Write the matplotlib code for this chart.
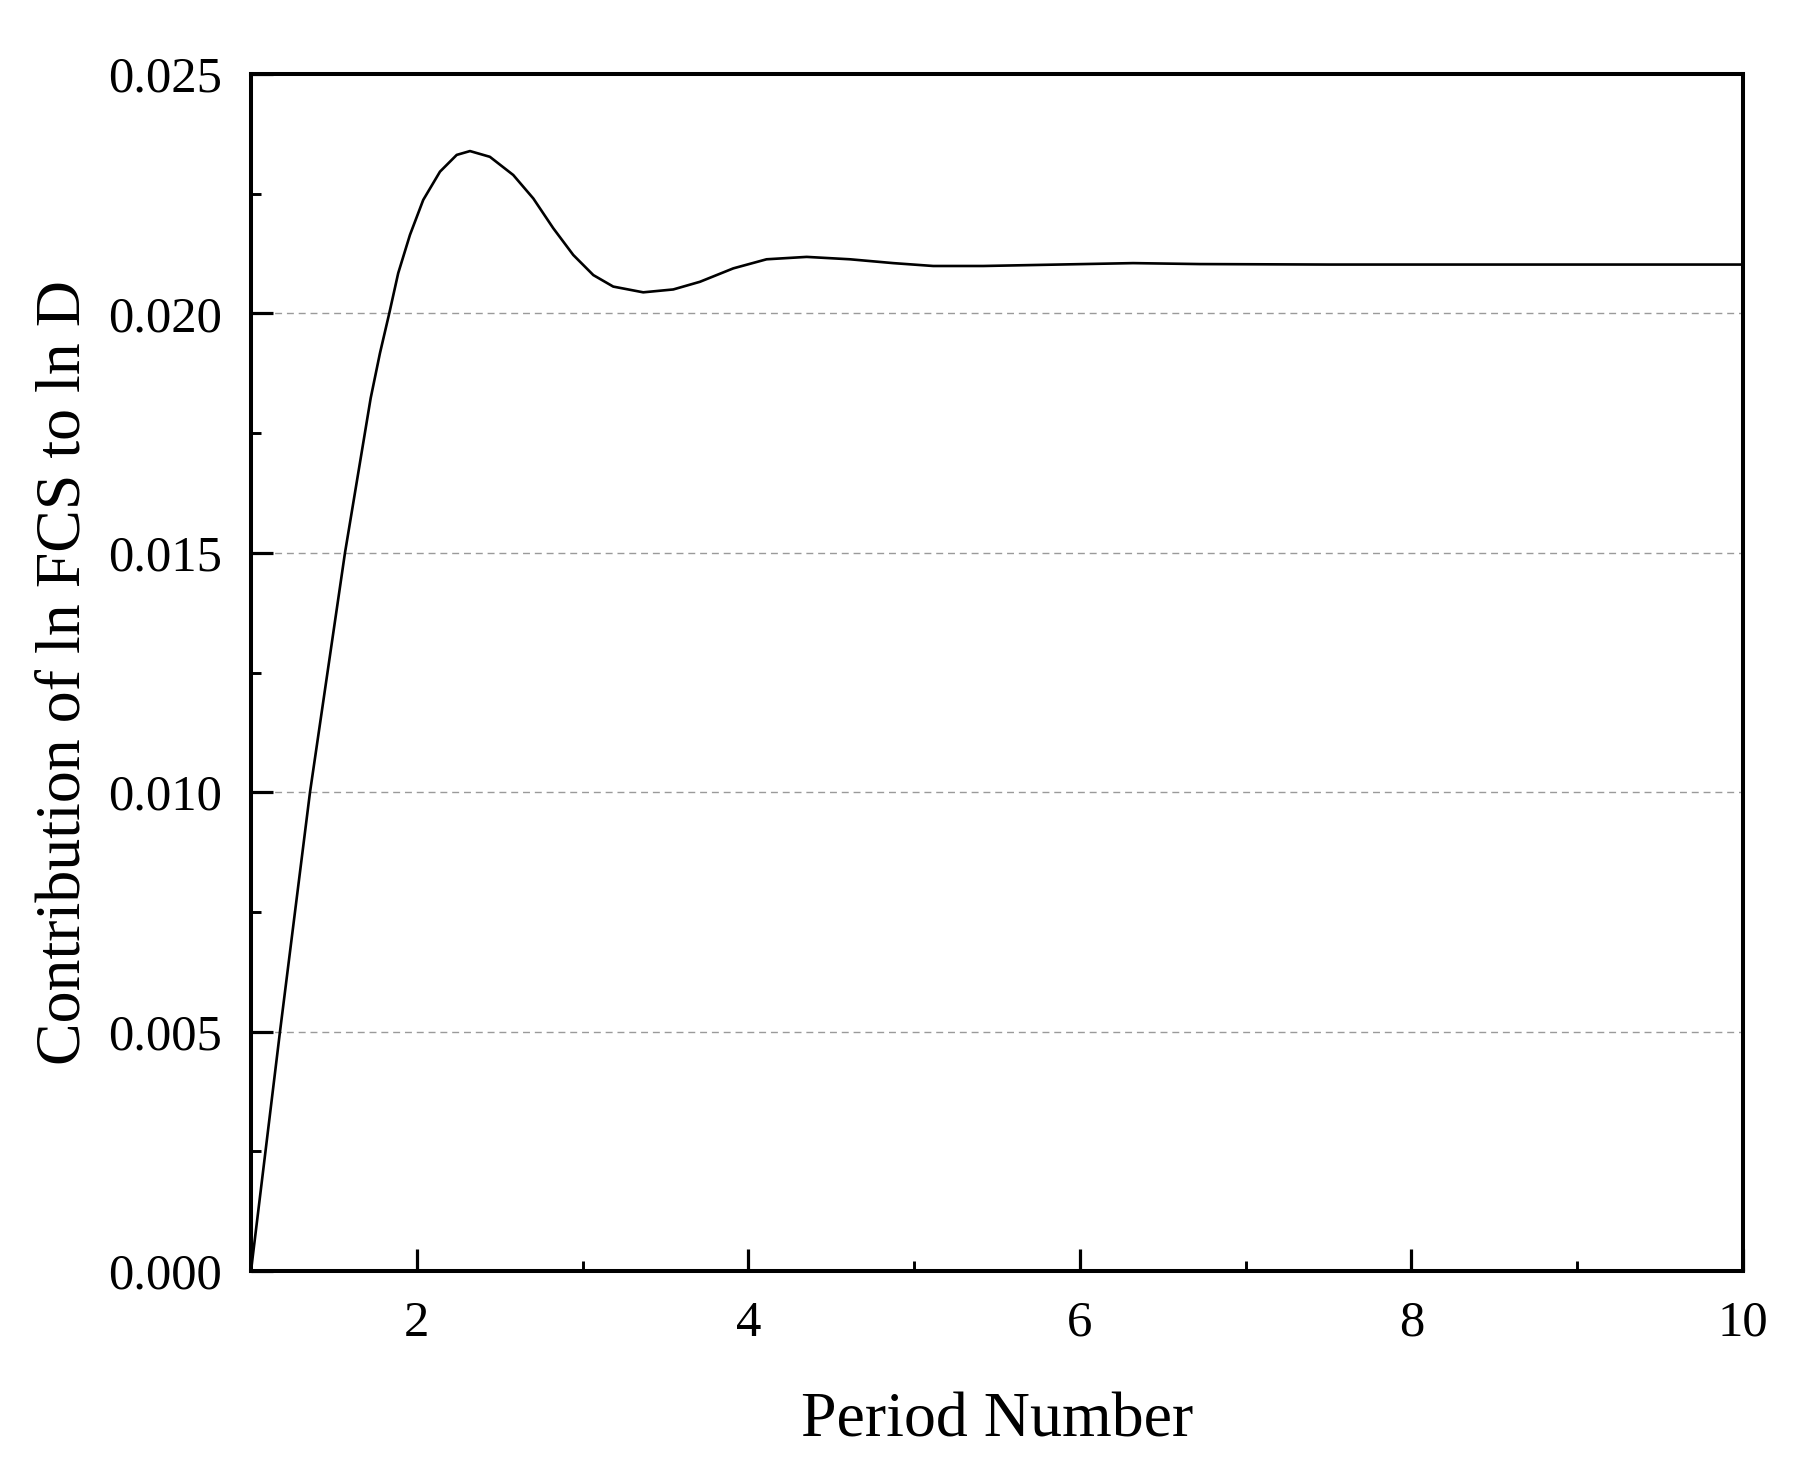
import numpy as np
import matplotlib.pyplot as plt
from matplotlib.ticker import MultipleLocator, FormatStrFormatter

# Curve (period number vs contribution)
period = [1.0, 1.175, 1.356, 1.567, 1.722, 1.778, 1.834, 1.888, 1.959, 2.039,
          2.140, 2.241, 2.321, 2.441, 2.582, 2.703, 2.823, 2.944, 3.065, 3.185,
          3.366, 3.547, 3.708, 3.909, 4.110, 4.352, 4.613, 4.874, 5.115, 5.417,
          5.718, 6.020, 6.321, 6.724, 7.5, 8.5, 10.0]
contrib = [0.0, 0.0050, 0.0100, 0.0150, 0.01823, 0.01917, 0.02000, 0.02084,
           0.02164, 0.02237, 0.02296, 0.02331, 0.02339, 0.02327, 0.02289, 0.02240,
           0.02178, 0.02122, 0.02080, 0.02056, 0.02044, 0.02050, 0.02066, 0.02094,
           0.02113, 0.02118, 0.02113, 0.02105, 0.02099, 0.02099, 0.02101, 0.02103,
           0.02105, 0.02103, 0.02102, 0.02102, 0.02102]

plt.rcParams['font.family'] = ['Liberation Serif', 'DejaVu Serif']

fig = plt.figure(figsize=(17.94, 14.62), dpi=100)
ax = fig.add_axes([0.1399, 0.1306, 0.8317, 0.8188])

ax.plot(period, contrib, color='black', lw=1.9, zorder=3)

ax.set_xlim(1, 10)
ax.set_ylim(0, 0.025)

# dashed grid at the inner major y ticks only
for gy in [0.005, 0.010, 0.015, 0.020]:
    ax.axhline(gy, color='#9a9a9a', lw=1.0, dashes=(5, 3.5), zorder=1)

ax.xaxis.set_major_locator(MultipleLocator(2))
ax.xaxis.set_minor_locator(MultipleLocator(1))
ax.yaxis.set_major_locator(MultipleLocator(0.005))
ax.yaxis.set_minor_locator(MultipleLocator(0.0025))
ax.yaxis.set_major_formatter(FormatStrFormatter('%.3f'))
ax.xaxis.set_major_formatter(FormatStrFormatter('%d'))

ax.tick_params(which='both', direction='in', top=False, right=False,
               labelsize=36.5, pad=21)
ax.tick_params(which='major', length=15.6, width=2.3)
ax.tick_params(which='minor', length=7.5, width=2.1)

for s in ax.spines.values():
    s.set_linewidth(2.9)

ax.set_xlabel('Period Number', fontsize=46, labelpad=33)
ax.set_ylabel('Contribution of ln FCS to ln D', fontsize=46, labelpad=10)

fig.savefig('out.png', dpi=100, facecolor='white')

====

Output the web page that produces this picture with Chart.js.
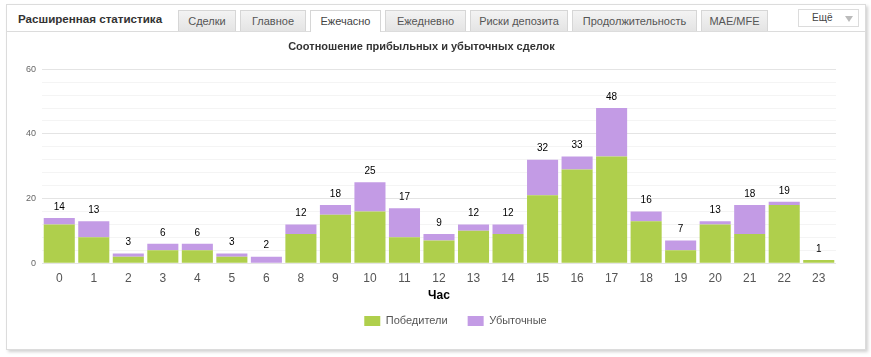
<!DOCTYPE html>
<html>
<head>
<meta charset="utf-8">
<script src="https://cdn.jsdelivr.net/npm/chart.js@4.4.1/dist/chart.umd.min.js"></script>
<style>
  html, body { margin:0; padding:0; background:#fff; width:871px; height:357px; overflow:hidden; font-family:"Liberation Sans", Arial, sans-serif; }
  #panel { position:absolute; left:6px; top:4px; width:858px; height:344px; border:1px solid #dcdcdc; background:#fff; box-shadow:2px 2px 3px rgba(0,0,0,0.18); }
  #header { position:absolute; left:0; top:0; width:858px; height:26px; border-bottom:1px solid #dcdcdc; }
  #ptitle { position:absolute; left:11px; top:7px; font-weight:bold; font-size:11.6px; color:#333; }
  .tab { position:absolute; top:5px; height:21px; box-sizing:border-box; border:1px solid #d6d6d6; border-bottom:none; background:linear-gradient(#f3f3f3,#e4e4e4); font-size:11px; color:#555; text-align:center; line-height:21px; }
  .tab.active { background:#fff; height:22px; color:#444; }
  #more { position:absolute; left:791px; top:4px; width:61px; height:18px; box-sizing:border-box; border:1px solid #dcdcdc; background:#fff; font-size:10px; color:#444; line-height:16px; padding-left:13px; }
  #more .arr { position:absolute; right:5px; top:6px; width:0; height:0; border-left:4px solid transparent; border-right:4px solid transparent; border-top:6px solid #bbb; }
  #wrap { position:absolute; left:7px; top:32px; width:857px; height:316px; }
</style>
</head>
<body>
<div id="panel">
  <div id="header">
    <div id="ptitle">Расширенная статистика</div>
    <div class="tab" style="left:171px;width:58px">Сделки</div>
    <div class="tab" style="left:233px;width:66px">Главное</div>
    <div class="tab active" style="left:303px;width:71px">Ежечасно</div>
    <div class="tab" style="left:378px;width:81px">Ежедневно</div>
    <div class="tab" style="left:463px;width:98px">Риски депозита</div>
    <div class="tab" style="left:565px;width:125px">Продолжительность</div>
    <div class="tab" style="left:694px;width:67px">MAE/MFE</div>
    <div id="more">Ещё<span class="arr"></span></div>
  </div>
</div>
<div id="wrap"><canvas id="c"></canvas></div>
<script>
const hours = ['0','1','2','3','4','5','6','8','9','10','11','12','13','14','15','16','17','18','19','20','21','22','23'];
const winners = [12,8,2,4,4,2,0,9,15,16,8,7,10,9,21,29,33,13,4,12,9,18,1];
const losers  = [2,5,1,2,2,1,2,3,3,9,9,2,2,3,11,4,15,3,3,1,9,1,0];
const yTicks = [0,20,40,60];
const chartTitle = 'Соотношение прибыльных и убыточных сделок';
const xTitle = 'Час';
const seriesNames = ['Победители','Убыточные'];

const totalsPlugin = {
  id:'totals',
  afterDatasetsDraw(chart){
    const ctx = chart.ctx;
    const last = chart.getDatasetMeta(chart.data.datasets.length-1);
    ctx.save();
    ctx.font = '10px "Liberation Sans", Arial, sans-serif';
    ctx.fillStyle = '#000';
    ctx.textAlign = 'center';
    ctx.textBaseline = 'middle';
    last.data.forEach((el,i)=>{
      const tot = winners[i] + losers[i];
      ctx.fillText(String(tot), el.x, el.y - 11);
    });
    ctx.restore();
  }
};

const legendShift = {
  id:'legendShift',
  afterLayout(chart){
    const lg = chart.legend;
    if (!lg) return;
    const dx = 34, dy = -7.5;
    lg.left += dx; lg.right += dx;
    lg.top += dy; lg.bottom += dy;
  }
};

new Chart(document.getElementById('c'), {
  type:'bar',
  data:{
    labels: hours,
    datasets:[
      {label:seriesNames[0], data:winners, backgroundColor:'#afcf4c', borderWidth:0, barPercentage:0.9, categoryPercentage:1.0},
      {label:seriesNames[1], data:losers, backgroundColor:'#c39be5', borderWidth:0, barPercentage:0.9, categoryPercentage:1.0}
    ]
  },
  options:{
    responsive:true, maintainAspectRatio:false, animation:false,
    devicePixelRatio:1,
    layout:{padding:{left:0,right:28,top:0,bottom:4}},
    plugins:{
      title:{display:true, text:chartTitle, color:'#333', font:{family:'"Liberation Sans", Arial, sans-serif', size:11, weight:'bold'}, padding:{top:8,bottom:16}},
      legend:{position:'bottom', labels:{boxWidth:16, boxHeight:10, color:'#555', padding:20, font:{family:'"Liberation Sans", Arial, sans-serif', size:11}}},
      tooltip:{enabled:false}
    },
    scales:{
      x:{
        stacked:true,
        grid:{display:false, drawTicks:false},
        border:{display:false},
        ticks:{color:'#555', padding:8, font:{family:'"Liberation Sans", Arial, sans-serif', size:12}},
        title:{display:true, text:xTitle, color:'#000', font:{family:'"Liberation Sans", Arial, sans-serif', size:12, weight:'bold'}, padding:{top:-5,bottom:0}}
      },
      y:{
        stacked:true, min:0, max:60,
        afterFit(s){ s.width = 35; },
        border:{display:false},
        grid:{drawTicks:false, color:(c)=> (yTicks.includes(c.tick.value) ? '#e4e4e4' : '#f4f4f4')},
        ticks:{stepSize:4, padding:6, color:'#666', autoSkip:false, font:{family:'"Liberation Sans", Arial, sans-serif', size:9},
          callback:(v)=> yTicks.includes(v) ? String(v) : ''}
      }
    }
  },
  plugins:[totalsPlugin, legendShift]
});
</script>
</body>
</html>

====

## EXERCISE
Copy the lines from the entries above in which the word "matplotlib" appears.

## SOLVED EXERCISE
Write the matplotlib code for this chart.
import matplotlib.pyplot as plt
from matplotlib.ticker import MultipleLocator, FormatStrFormatter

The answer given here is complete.